Ceux qui versent une larmichette sèche sur les difficultés de syndicalisation sont les même à se réjouir de cette abominable sentence. Elle accompagne le processus de mondialisation capitaliste qui exige que partout les travailleurs soient jetés dans le feu d’une concurrence féroce où doivent être laminés les droits sociaux pour toujours les tirer vers le bas. A ce rythme, le retour à l’esclavagisme devient une perspective si on ne trouve pas les moyens d’une unification internationale du combat pour le travail. Les projets en cours visant à affaiblir ou à anéantir le code du travail participent d’une démarche globale pour obtenir un rapport de force plus favorable aux détenteurs de capitaux contre ceux et celles qui n’ont que leur force de travail à vendre. Personne ne peut rester silencieux face à un tel jugement ! Aujourd’hui ce sont ceux d’Amiens ! A qui le tour demain ? Ceux d’Air France sans doute ? Le Parquet tente d’assimiler des militants syndicaux, contre lesquels la direction de l’entreprise et les deux cadres retenus avaient pourtant retiré toute plainte, à des délinquants de droit commun et, pourquoi pas, à des criminels. Nous ne parlons pas ici d’un cas isolé. Des militants écologistes ont été assignés récemment à résidence, les syndicalistes paysans qui agissent contre la ferme-usine des milles vaches sont eux aussi inquiétés, alors qu’on prône en haut lieu l’agro-écologie, une inspectrice du travail a été poursuivie et condamnée avec un salarié pour avoir dénoncé les abus d’une grande entreprise, des syndicalistes sont poursuivis au pénal, des salariés d’Air-France sont licenciés, d’autres arrêtés comme des voyous au petit matin. Au fait, la direction d’Air-France a annoncé la semaine dernière qu’elle n’appliquerait pas le plan de réduction d’effectifs pour lesquels ces militants syndicaux sont poursuivis. Si ce qu’elle avance aujourd’hui est vrai, ils avaient donc raison. Pourquoi alors les poursuivre ?

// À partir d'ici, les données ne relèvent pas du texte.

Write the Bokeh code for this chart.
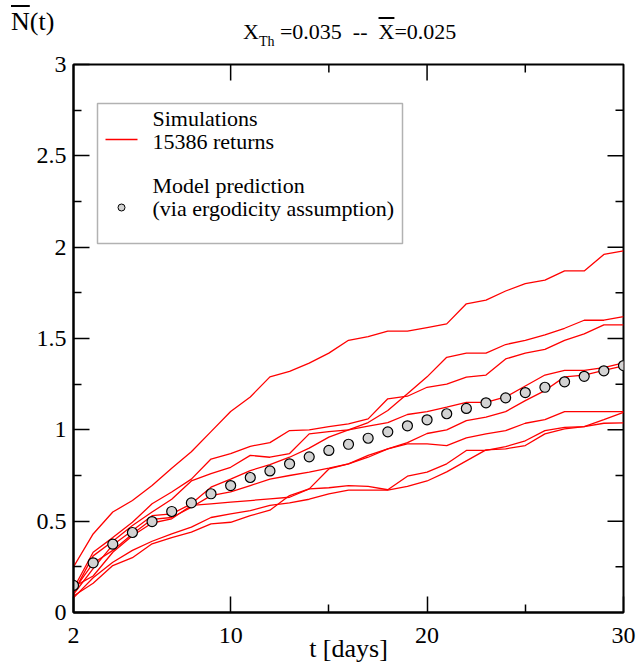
from bokeh.plotting import figure
from bokeh.layouts import column
from bokeh.models import Range1d, FixedTicker, Label, BoxAnnotation, Div
from bokeh.embed import file_html
from bokeh.resources import INLINE

# time axis (days) shared by every series
days = list(range(2, 31))

# mean number of returns predicted by the model
model_prediction = [0.148, 0.272, 0.374, 0.438, 0.498, 0.553, 0.600, 0.650, 0.695,
                    0.739, 0.775, 0.814, 0.852, 0.887, 0.921, 0.954, 0.989, 1.022,
                    1.055, 1.088, 1.117, 1.148, 1.175, 1.204, 1.233, 1.263, 1.293,
                    1.323, 1.352]

# simulated runs
run_a = [0.25, 0.43, 0.55, 0.613, 0.695, 0.79, 0.88, 0.99, 1.10, 1.18, 1.29, 1.32,
         1.365, 1.42, 1.49, 1.51, 1.54, 1.54, 1.56, 1.58, 1.69, 1.71, 1.76, 1.80,
         1.82, 1.87, 1.87, 1.96, 1.98]
run_b = [0.11, 0.31, 0.39, 0.476, 0.55, 0.62, 0.72, 0.76, 0.795, 0.86, 0.85, 0.87,
         0.978, 0.99, 1.0, 1.04, 1.106, 1.197, 1.29, 1.397, 1.42, 1.42, 1.467, 1.49,
         1.52, 1.556, 1.60, 1.60, 1.62]
run_c = [0.13, 0.33, 0.41, 0.494, 0.595, 0.66, 0.73, 0.84, 0.87, 0.91, 0.93, 0.996,
         1.0, 1.018, 1.033, 1.06, 1.17, 1.184, 1.233, 1.25, 1.288, 1.30, 1.388, 1.42,
         1.44, 1.49, 1.525, 1.575, 1.575]
run_d = [0.10, 0.24, 0.37, 0.449, 0.53, 0.54, 0.595, 0.686, 0.73, 0.777, 0.81, 0.85,
         0.90, 0.96, 1.0, 1.02, 1.04, 1.084, 1.10, 1.124, 1.15, 1.15, 1.18, 1.24,
         1.30, 1.325, 1.325, 1.34, 1.367]
run_e = [0.12, 0.27, 0.34, 0.43, 0.51, 0.52, 0.576, 0.64, 0.66, 0.695, 0.73, 0.75,
         0.768, 0.79, 0.814, 0.85, 0.896, 0.93, 0.98, 1.0, 1.05, 1.07, 1.10, 1.16,
         1.215, 1.29, 1.30, 1.325, 1.35]
run_f = [0.09, 0.16, 0.257, 0.30, 0.376, 0.41, 0.44, 0.485, 0.494, 0.53, 0.56, 0.64,
         0.677, 0.786, 0.814, 0.86, 0.896, 0.923, 0.923, 0.914, 0.956, 0.978, 0.996,
         1.036, 1.056, 1.10, 1.10, 1.10, 1.10]
run_g = [0.14, 0.20, 0.33, 0.42, 0.49, 0.513, 0.586, 0.595, 0.604, 0.613, 0.622,
         0.631, 0.677, 0.683, 0.695, 0.69, 0.672, 0.746, 0.768, 0.814, 0.887, 0.887,
         0.908, 0.94, 0.996, 1.014, 1.018, 1.056, 1.096]
run_h = [0.08, 0.19, 0.275, 0.34, 0.39, 0.43, 0.467, 0.52, 0.54, 0.558, 0.586, 0.60,
         0.62, 0.65, 0.67, 0.67, 0.67, 0.69, 0.72, 0.77, 0.83, 0.89, 0.896, 0.914,
         0.978, 1.005, 1.018, 1.036, 1.038]
runs = [run_a, run_b, run_c, run_d, run_e, run_f, run_g, run_h]

x_ticks = [2, 10, 20, 30]
x_minor = [15, 25]
y_ticks = [0, 0.5, 1, 1.5, 2, 2.5, 3]
y_minor = [0.25, 0.75, 1.25, 1.75, 2.25, 2.75]

SERIF = "Liberation Serif"
W = 636
HEAD_H = 52                      # strip holding the heading and the y title
MAIN_H = 667 - HEAD_H
L, R, T, B = 73, 623, 12, 560    # frame edges inside the main canvas
X0, X1, Y0, Y1 = 2, 30, 0, 3
MAJOR_LEN, MINOR_LEN = 16, 8     # inward tick lengths, px


def sx(px):
    """main-canvas pixel column -> data x"""
    return X0 + (px - L) * (X1 - X0) / (R - L)


def sy(py):
    """main-canvas pixel row -> data y"""
    return Y0 + (B - py) * (Y1 - Y0) / (B - T)


# ---------- heading strip ----------
OVER = "text-decoration:overline;text-decoration-thickness:1.5px;"
head_html = (
    f'<div style="position:relative;width:{W}px;height:{HEAD_H}px;'
    f"font-family:'{SERIF}';color:black;line-height:1;white-space:nowrap;\">"
    f'<span style="position:absolute;left:11px;top:9px;font-size:26px;">'
    f'<span style="{OVER}">N</span>(t)</span>'
    f'<span style="position:absolute;left:243px;top:21px;font-size:22px;">'
    f'X<span style="font-size:14px;position:relative;top:7px;">Th</span>'
    f'&nbsp;=0.035&nbsp;&nbsp;--&nbsp;&nbsp;<span style="{OVER}">X</span>=0.025</span>'
    f'</div>'
)
head = Div(text=head_html, width=W, height=HEAD_H, margin=0)

# ---------- main plot ----------
p = figure(width=W, height=MAIN_H, x_range=Range1d(X0, X1), y_range=Range1d(Y0, Y1),
           output_backend="svg", toolbar_location=None, title=None,
           min_border_left=L, min_border_right=W - R,
           min_border_top=T, min_border_bottom=MAIN_H - B)
p.grid.visible = False
p.outline_line_color = "black"
p.outline_line_width = 2
p.background_fill_color = "white"
p.border_fill_color = "white"

p.xaxis.ticker = FixedTicker(ticks=x_ticks, minor_ticks=x_minor)
p.yaxis.ticker = FixedTicker(ticks=y_ticks, minor_ticks=y_minor)
for ax, standoff in [(p.xaxis[0], 15), (p.yaxis[0], 7)]:
    ax.axis_line_width = 2
    ax.axis_line_color = "black"
    ax.major_tick_in = MAJOR_LEN
    ax.major_tick_out = 0
    ax.minor_tick_in = MINOR_LEN
    ax.minor_tick_out = 0
    ax.major_tick_line_width = 1.5
    ax.minor_tick_line_width = 1.5
    ax.major_label_standoff = standoff
    ax.major_label_text_font = SERIF
    ax.major_label_text_color = "black"
    ax.major_label_text_font_size = "24px"

p.xaxis.axis_label = "t [days]"
p.xaxis.axis_label_text_font = SERIF
p.xaxis.axis_label_text_font_style = "normal"
p.xaxis.axis_label_text_font_size = "26px"
p.xaxis.axis_label_text_color = "black"
p.xaxis.axis_label_standoff = -12

# mirrored inward ticks on the top and right edges
dx_major = MAJOR_LEN * (X1 - X0) / (R - L)
dx_minor = MINOR_LEN * (X1 - X0) / (R - L)
dy_major = MAJOR_LEN * (Y1 - Y0) / (B - T)
dy_minor = MINOR_LEN * (Y1 - Y0) / (B - T)
top_major = [t for t in x_ticks if X0 < t < X1]
right_major = [t for t in y_ticks if Y0 < t < Y1]
p.segment(top_major, [Y1] * len(top_major), top_major, [Y1 - dy_major] * len(top_major),
          line_color="black", line_width=1.5)
p.segment(x_minor, [Y1] * len(x_minor), x_minor, [Y1 - dy_minor] * len(x_minor),
          line_color="black", line_width=1.5)
p.segment([X1] * len(right_major), right_major, [X1 - dx_major] * len(right_major),
          right_major, line_color="black", line_width=1.5)
p.segment([X1] * len(y_minor), y_minor, [X1 - dx_minor] * len(y_minor), y_minor,
          line_color="black", line_width=1.5)

# simulation curves
for run in runs:
    p.line(days, run, line_color="red", line_width=1.3)

# model prediction markers
p.scatter(days, model_prediction, size=10, fill_color="#d3d3d3",
          line_color="black", line_width=1.2)

# legend
p.add_layout(BoxAnnotation(left=sx(97), right=sx(402), top=sy(51), bottom=sy(191),
                           fill_color="white", fill_alpha=1.0, level="underlay",
                           line_color="black", line_width=1.5))
p.line([sx(105), sx(137)], [sy(87), sy(87)], line_color="red", line_width=1.3)
p.scatter([sx(121)], [sy(155)], size=7, fill_color="#d3d3d3",
          line_color="black", line_width=1.0)

for txt, py in [("Simulations", 66), ("15386 returns", 89),
                ("Model prediction", 133), ("(via ergodicity assumption)", 156)]:
    p.add_layout(Label(x=sx(152), y=sy(py), text=txt, text_font=SERIF,
                       text_font_size="22px", text_baseline="middle", text_align="left",
                       text_color="black"))

layout = column(head, p, spacing=0)
open("out.html", "w").write(file_html(layout, INLINE))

Le procureur d’Amiens a manifestement des comptes à régler avec le mouvement syndical. De quel droit se permet-il d’opérer un tel virage jurisprudentiel ? Quel vent l’a poussé à porter un coup aussi rude à l’action syndicale, et les juges à suivre à tel réquisitoire ?

Le premier ministre peut bien faire mine d’une légère compassion à l’égard de nos camarades syndicalistes. Il a multiplié les provocations verbales – jusqu’au côté du grand démocrate qu’est le roi d’Arabie Saoudite – à l’égard des salariés debout pour la défense de leurs emplois, à Air France ou ailleurs. Il porte la responsabilité du climat qui pousse certains cercles judiciaires, avides de reprendre du pouvoir sur la chancellerie, à jouer les matamores face à des ouvriers frappés au cœur par l’impitoyable loi du capital. En agissant ainsi, ils outrepassent leur rôle pour pousser plus loin les feux de l’humiliation.

Nous ne pouvons être dupes de l’hypocrisie sociale des classes dirigeantes. Sous couvert de maintien de l’ordre, elles veulent réprimer pour que ne se réalise pas l’unité populaire qui menacerait leur domination afin de laisser le champ libre à la seule violence patronale, celle dont personne ne parle jamais. La violence de ces plus de mille vies gâchées par les licenciements, ces travailleurs à qui on signifie un jour qu’ils ne sont plus…rien. La violence poussant 12 salariés de Goodyear à se donner la mort après leur licenciement. Celle de ces centaines de vies déchiquetées, annihilées, broyées par le divorce ou la dépression. La violence de ces saignées au long cours de l’hémorragie industrielle où ce sont toujours les fantassins du capitalisme sans rivage qui trinquent, de l’ouvrier au technicien et à l’ingénieur. Violence contre tous ces bassins d’emploi industriels, sacrifiés sur l’autel du veau d’or de l’argent-roi. Celle de ces centaines de morts par accidents du travail soigneusement rendu invisible !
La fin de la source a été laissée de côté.